See where this leads. If it be granted that gay and lesbian identity is "natural," then St. Paul can be scrupulously honored wherever homosexuality is seen to be rooted in Paul's own word, phooskos, meaning "agreeable to nature." As we have evolved a new and higher regard for women than was true for Paul in his time, so we are evolving a new regard for same-sex attraction than was true for Paul, and for most of us, in both his time and our own. That is why the Episcopal Church and other denominations are moving toward legitimizing "same-sex unions." It is a plain matter of justice. It is also a matter of providing a sacramental structure for the expression and protection of the Christian sexual ethic of monogamy, fidelity and life-long intent.

Be it understood that the Christian Church did not invent "opposite-sex unions." Long ago we simply entered into blessing what we believe God has ordained. We erected a sacred social structure for expressing and protecting Christian sexual ethics and the Christian purposes of marriage, purposes which canon law of the Episcopal Church enumerates as "mutual fellowship, encouragement, and understanding; secondly for the procreation, if it may be, of children, and for the safeguarding and benefit of society."  Notice that procreation not only takes second place to the prior purpose of mutual enhancement, but that it is acknowledged to be an option in opposite-sex marriages. Same-sex unions, therefore, do not violate the marriage canons of the Episcopal Church.

What then are we waiting for? Consensus agreement to the blessing of same-sex unions? Probably not. Consensus would be highly desirable, but also highly unlikely, given the wide visceral resistance to the legitimacy of homosexual identity and activity. What I believe we must wait for is the gradual mounting of a fresh understanding that the capital text of the New Testament is neither dishonored nor circumvented by legitimizing gay and lesbian orientation. This will take time, but time is on the side of our evolving embrace of the "naturalness" of same-sex attraction and intimacy. What I have argued in this essay has taken me years to develop as a firm and grandly liberating conviction.
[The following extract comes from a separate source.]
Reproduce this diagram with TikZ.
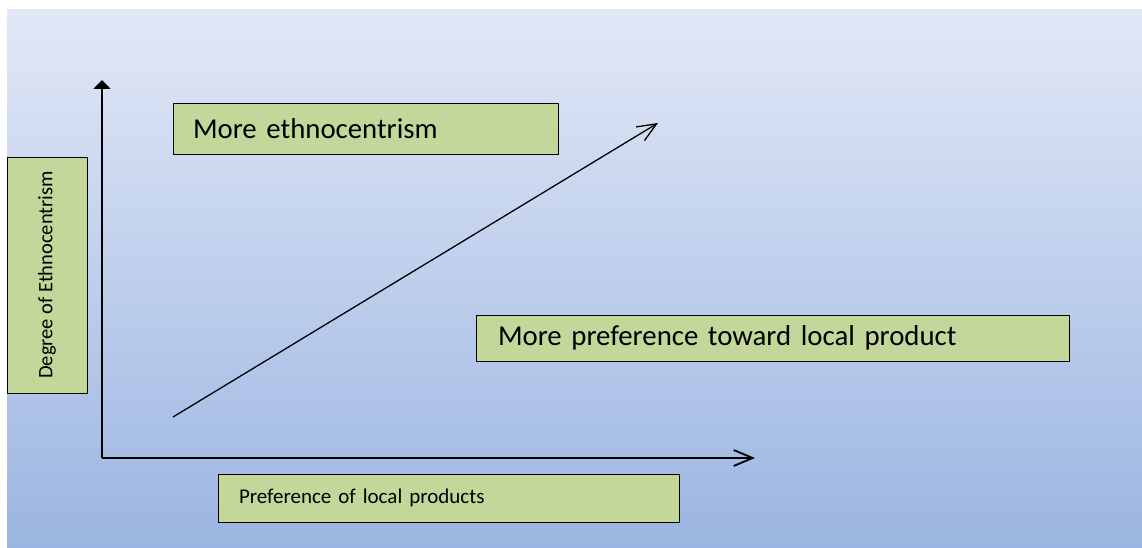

St. Paul, preeminent formulator of Gospel theology, writes often about gifts of the Spirit. Among the gifts (in his original Greek) are "hupomenay" and "macrothumia", "patience" and "long-suffering." Such qualities are expressions of love, always the first spiritual gift in all of Paul's catalogues, love of God and love of neighbor. I believe this means that eventually we are going to express that love by a decision of servanthood to the faithful homosexuals among us.

We will favor some same-sex unions that protect the same Christian sexual ethics that apply to conventional marriages. But that decision will not include everyone, any more than a decision to declare independence from English colonial rule in 1776 included everyone. The decision will likely prompt a minor schism in the churches, as it did in the new nation by chasing colonial Tories into Canada. But in the long view of things schism, on the whole, has been cleansing and renewing. There would be no Christians were it not that St. Paul himself bravely led the way to schism from Judaism, nor would millions of us be Anglicans, Baptists, Lutherans, Methodists and Presbyterians were it not for the grace and grit of towering Servant Leaders in our Reformation pasts: Cranmer, Zwingli, Luther, Wesley and Calvin.

Fear not schism. Fear only continued infidelity to the call of compassion and justice in Jesus Christ by straining the patience and long-suffering of our homosexual sisters and brothers.